The task
Extract the lines that hold the string "this".

Records
□ □ □

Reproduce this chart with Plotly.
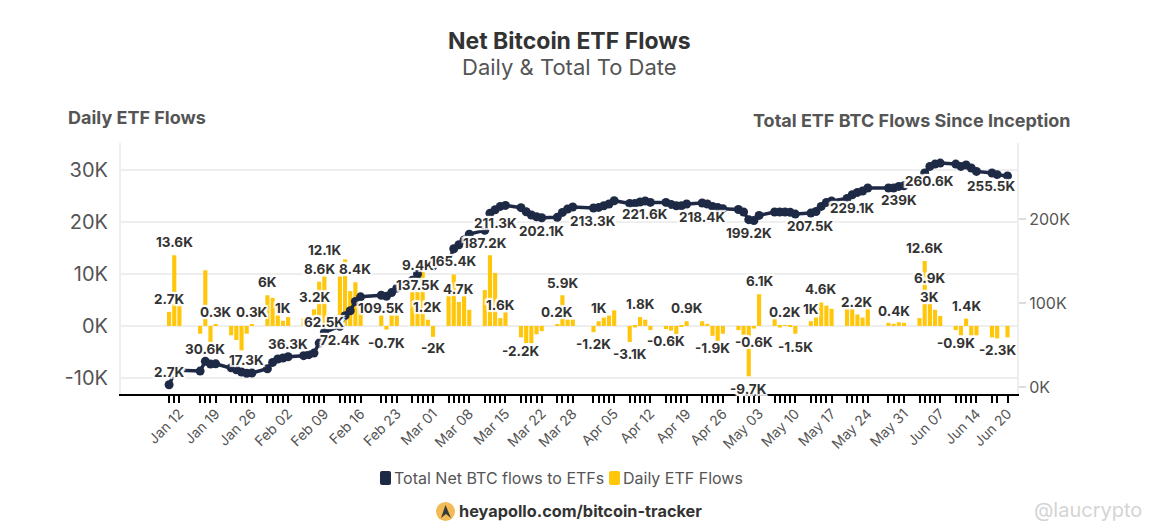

□ □ □

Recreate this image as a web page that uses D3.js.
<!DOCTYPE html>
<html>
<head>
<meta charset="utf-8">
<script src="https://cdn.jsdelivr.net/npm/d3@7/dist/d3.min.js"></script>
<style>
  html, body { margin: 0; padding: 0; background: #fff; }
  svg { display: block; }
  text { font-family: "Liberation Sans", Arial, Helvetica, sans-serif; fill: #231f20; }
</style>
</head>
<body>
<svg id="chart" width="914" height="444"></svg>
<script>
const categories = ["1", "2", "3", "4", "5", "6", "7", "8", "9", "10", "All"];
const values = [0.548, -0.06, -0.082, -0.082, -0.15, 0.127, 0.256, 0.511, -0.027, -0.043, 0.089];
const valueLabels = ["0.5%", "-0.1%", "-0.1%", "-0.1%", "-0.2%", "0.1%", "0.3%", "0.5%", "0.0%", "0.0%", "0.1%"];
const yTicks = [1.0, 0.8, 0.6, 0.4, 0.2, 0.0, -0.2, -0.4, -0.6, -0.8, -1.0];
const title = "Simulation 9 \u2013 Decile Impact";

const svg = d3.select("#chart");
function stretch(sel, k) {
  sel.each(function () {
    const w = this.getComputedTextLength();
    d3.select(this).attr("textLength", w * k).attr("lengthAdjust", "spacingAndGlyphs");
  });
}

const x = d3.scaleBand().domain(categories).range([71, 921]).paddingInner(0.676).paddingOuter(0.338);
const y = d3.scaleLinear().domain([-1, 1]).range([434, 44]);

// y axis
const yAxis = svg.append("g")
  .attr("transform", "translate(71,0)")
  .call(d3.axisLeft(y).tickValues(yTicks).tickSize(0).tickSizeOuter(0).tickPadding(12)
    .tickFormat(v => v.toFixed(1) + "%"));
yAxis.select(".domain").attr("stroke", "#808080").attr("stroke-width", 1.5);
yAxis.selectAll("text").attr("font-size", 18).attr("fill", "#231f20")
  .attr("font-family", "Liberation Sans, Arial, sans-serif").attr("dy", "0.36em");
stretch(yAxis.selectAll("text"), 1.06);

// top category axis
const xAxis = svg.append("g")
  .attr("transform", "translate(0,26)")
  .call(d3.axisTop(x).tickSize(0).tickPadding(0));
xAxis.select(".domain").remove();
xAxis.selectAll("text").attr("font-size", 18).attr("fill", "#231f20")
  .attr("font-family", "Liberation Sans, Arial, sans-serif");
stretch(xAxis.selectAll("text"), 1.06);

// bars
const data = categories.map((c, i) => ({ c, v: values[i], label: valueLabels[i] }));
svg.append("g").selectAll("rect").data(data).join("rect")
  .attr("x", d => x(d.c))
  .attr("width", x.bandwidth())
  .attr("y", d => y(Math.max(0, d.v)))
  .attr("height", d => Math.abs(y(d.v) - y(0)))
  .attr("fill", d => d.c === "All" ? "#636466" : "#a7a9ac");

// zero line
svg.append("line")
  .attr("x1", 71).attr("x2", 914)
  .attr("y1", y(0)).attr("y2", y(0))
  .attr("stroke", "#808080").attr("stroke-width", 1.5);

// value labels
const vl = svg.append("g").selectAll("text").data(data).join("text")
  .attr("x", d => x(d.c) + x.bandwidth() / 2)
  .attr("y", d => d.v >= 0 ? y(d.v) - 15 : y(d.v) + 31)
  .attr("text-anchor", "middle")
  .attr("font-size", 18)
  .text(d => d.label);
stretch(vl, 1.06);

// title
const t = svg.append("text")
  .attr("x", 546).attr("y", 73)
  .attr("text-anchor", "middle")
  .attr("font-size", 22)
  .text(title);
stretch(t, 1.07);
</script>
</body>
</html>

□ □ □

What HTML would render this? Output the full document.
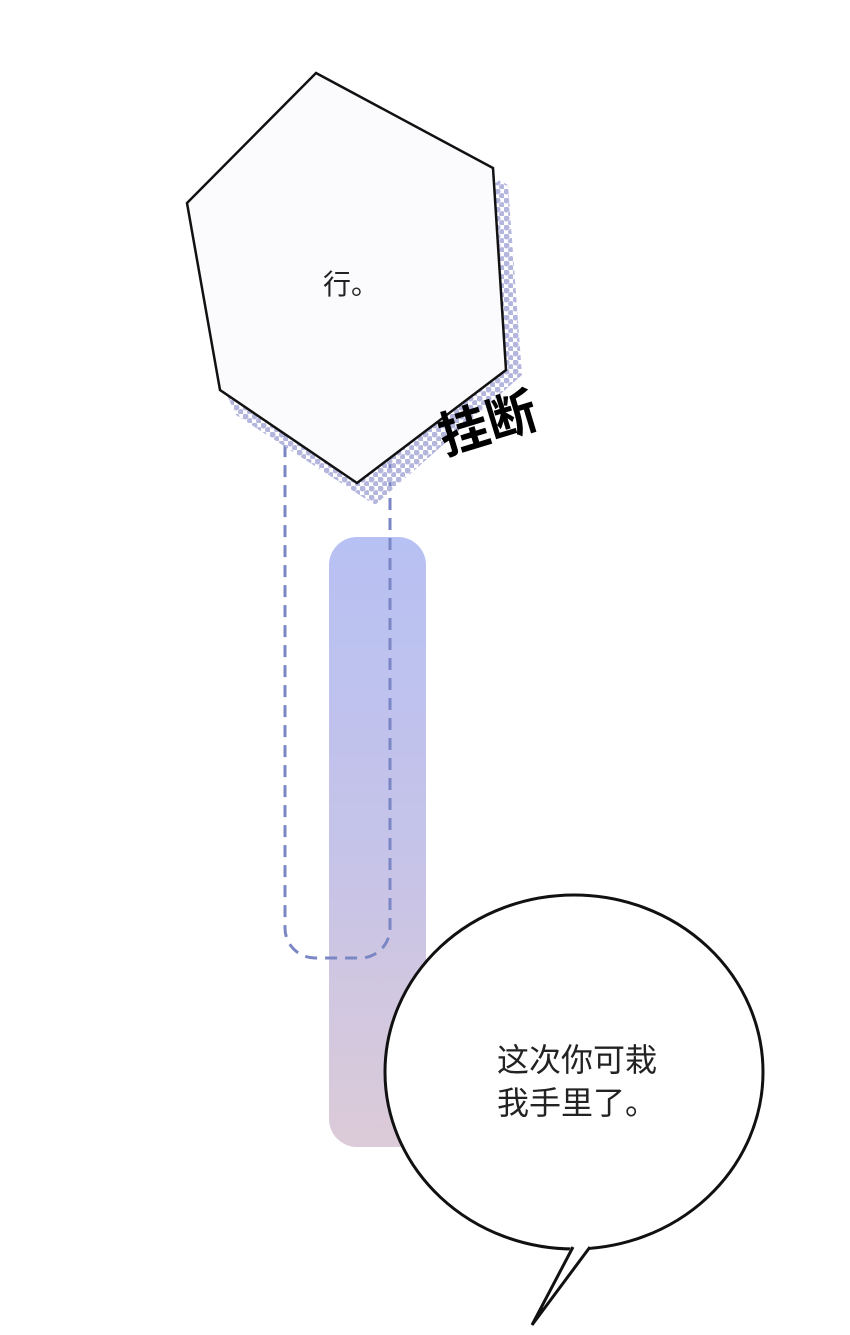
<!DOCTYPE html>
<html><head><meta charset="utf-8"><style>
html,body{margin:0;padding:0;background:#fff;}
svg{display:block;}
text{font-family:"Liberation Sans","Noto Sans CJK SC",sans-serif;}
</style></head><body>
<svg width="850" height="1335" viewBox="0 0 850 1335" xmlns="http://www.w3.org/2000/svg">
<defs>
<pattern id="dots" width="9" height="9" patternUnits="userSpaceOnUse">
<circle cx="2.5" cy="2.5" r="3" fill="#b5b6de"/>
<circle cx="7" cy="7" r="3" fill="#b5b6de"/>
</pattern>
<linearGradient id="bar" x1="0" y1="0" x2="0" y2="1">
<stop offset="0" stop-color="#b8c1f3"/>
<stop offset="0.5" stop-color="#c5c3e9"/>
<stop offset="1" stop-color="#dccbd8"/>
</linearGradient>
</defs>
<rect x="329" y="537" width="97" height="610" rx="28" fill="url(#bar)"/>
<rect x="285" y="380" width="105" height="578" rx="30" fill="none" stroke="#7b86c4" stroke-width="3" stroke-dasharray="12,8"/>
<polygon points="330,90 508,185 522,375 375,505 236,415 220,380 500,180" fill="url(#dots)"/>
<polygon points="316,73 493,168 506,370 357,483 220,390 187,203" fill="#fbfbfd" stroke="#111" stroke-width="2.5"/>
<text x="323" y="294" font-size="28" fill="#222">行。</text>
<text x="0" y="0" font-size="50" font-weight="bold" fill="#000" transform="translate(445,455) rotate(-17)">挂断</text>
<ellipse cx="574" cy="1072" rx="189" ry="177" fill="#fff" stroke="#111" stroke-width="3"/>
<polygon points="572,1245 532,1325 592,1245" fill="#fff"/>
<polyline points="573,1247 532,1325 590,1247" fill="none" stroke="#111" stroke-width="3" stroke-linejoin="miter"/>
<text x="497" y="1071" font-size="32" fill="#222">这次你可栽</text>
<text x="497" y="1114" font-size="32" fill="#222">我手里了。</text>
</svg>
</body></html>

□ □ □

Result
Reproduce this chart with Plotly.
Recreate this image as a web page that uses D3.js.
    const w = this.getComputedTextLength();
    d3.select(this).attr("textLength", w * k).attr("lengthAdjust", "spacingAndGlyphs");
What HTML would render this? Output the full document.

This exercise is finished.